* BEGIN *
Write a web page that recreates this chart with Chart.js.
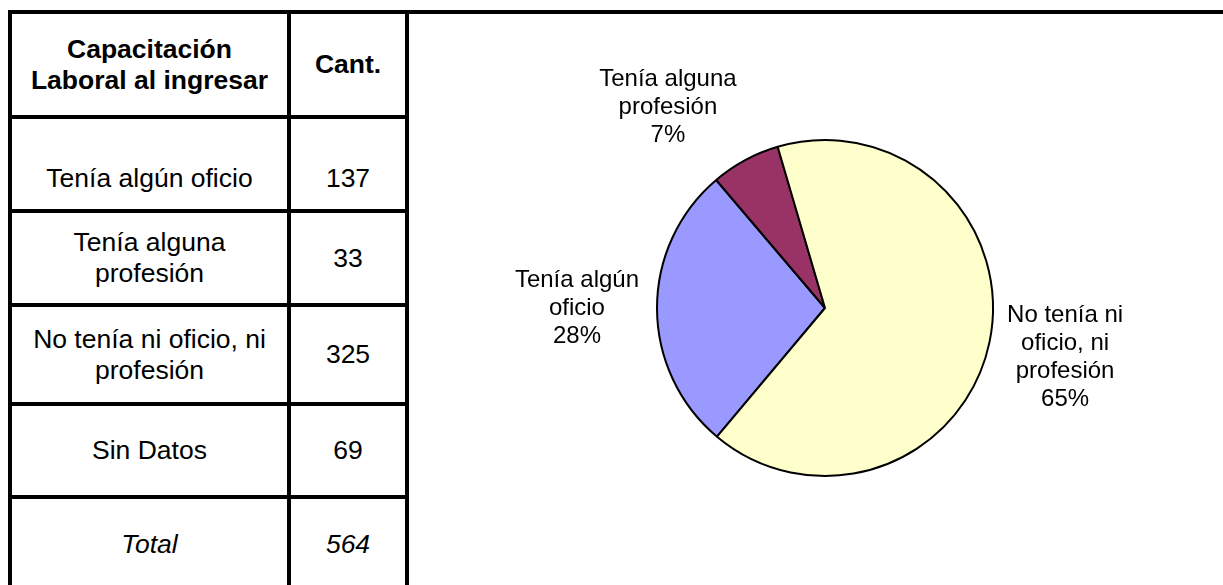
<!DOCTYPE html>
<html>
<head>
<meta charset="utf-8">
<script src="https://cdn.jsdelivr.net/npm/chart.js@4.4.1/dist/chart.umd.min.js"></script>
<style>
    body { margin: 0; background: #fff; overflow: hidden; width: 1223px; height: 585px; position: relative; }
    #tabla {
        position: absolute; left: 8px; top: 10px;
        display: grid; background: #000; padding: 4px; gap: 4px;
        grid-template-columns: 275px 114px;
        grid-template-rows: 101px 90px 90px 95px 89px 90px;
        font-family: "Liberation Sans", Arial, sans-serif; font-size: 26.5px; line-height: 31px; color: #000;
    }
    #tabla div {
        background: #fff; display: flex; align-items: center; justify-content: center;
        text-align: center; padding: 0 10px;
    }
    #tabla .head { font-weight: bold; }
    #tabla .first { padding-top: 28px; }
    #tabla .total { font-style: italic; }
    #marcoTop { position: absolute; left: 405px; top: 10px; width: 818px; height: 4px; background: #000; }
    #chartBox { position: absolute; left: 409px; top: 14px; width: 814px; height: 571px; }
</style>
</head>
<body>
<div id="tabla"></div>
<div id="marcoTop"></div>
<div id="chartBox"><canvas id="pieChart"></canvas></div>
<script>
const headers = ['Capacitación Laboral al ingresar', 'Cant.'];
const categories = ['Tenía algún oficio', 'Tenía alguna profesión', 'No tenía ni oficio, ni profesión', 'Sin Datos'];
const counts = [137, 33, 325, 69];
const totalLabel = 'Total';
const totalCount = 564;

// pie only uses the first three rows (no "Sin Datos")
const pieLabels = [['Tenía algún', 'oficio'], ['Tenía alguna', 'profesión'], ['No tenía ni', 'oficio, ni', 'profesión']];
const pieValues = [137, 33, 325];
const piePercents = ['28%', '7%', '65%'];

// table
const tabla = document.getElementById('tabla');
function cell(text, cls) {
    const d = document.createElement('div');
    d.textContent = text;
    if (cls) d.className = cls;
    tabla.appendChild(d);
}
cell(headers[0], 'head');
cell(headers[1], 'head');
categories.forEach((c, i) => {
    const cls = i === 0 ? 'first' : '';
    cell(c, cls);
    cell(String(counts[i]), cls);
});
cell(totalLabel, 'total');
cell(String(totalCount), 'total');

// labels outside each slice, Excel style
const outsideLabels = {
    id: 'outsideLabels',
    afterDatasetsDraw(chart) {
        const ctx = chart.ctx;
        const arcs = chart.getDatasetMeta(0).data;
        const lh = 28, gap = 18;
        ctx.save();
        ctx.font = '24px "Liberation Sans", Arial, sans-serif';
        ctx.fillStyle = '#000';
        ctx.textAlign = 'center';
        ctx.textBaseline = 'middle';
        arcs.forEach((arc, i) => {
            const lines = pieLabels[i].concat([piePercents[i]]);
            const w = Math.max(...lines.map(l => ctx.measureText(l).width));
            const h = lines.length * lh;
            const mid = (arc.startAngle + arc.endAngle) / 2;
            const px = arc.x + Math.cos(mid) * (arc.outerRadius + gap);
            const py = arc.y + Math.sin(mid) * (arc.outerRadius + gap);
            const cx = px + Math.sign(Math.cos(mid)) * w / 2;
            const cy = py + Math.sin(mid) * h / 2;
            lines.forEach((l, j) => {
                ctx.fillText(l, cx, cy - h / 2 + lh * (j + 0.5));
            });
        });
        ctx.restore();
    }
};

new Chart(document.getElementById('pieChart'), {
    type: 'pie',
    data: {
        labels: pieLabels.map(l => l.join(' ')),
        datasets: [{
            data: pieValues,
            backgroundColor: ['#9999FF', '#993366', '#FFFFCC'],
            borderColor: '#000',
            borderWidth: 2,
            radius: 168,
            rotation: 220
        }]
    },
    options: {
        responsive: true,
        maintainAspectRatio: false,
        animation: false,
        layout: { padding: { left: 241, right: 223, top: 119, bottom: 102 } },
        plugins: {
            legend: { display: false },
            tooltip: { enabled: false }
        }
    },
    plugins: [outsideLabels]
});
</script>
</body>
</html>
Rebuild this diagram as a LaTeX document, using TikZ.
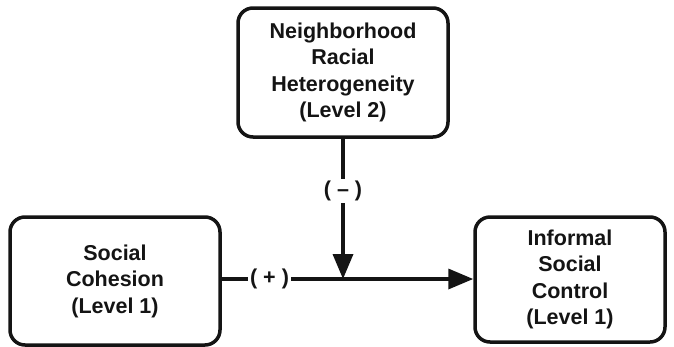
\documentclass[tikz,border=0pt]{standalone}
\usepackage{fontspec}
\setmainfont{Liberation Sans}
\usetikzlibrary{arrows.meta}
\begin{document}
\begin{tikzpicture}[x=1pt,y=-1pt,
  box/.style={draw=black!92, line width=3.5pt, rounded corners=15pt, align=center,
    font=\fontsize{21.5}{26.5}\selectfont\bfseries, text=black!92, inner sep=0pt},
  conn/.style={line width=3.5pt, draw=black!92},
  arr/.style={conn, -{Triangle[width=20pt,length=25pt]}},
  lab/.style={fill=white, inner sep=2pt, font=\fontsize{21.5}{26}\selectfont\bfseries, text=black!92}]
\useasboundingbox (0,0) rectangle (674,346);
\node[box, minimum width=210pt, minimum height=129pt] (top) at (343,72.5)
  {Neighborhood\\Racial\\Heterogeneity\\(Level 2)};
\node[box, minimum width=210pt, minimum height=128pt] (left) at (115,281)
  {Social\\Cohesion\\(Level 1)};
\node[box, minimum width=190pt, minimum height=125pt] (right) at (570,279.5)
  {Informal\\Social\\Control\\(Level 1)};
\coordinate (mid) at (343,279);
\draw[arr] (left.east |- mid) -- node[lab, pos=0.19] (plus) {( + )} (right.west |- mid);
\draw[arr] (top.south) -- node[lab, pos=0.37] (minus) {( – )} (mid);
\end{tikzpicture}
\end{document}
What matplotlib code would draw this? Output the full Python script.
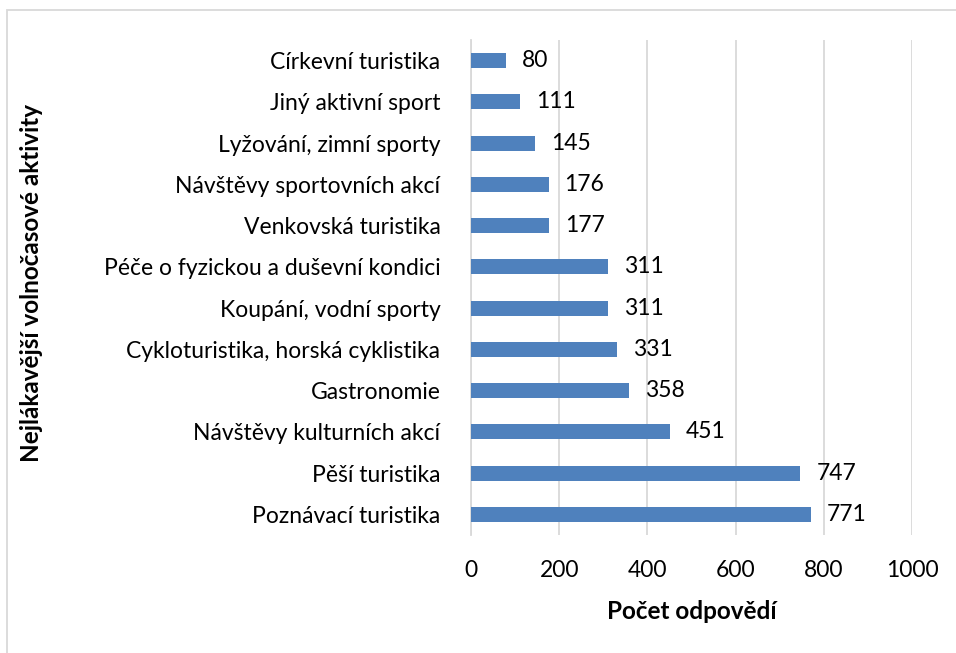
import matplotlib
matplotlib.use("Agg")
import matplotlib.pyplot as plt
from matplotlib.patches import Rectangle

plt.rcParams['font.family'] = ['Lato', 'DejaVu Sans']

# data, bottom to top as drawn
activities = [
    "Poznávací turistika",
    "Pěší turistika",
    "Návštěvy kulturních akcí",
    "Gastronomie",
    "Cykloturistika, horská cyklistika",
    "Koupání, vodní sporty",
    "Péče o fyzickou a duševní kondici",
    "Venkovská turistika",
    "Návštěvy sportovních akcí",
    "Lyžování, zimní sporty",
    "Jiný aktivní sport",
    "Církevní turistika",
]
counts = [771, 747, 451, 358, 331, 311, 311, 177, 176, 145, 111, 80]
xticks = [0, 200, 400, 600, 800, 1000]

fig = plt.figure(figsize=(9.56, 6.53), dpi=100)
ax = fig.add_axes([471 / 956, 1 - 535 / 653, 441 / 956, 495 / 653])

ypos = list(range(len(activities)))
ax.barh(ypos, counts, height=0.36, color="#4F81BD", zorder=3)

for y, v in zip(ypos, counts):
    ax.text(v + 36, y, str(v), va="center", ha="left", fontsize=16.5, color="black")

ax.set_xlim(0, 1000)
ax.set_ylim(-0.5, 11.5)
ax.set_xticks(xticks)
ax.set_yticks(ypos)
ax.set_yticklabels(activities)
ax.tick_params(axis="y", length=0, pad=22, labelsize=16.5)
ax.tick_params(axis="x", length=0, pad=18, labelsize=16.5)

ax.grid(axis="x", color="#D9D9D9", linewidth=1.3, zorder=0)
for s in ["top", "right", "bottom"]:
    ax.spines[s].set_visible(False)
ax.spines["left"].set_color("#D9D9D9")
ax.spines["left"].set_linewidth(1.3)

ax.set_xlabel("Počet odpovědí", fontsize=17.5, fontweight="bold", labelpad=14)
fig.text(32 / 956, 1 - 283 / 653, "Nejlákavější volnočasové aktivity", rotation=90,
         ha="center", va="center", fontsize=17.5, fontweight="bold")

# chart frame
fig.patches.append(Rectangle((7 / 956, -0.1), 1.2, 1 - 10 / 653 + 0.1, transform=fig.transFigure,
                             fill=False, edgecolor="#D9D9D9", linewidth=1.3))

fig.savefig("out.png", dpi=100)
* END *
- WHAT IS BEING ASKED
From the listing above, restate verbatim the lines running from the one with "What matplotlib code" through the one with "length=0, pad=18, labelsize=16.5)", inclusive, but not the pictures.

- RESPONSE
What matplotlib code would draw this? Output the full Python script.
import matplotlib
matplotlib.use("Agg")
import matplotlib.pyplot as plt
from matplotlib.patches import Rectangle

plt.rcParams['font.family'] = ['Lato', 'DejaVu Sans']

# data, bottom to top as drawn
activities = [
    "Poznávací turistika",
    "Pěší turistika",
    "Návštěvy kulturních akcí",
    "Gastronomie",
    "Cykloturistika, horská cyklistika",
    "Koupání, vodní sporty",
    "Péče o fyzickou a duševní kondici",
    "Venkovská turistika",
    "Návštěvy sportovních akcí",
    "Lyžování, zimní sporty",
    "Jiný aktivní sport",
    "Církevní turistika",
]
counts = [771, 747, 451, 358, 331, 311, 311, 177, 176, 145, 111, 80]
xticks = [0, 200, 400, 600, 800, 1000]

fig = plt.figure(figsize=(9.56, 6.53), dpi=100)
ax = fig.add_axes([471 / 956, 1 - 535 / 653, 441 / 956, 495 / 653])

ypos = list(range(len(activities)))
ax.barh(ypos, counts, height=0.36, color="#4F81BD", zorder=3)

for y, v in zip(ypos, counts):
    ax.text(v + 36, y, str(v), va="center", ha="left", fontsize=16.5, color="black")

ax.set_xlim(0, 1000)
ax.set_ylim(-0.5, 11.5)
ax.set_xticks(xticks)
ax.set_yticks(ypos)
ax.set_yticklabels(activities)
ax.tick_params(axis="y", length=0, pad=22, labelsize=16.5)
ax.tick_params(axis="x", length=0, pad=18, labelsize=16.5)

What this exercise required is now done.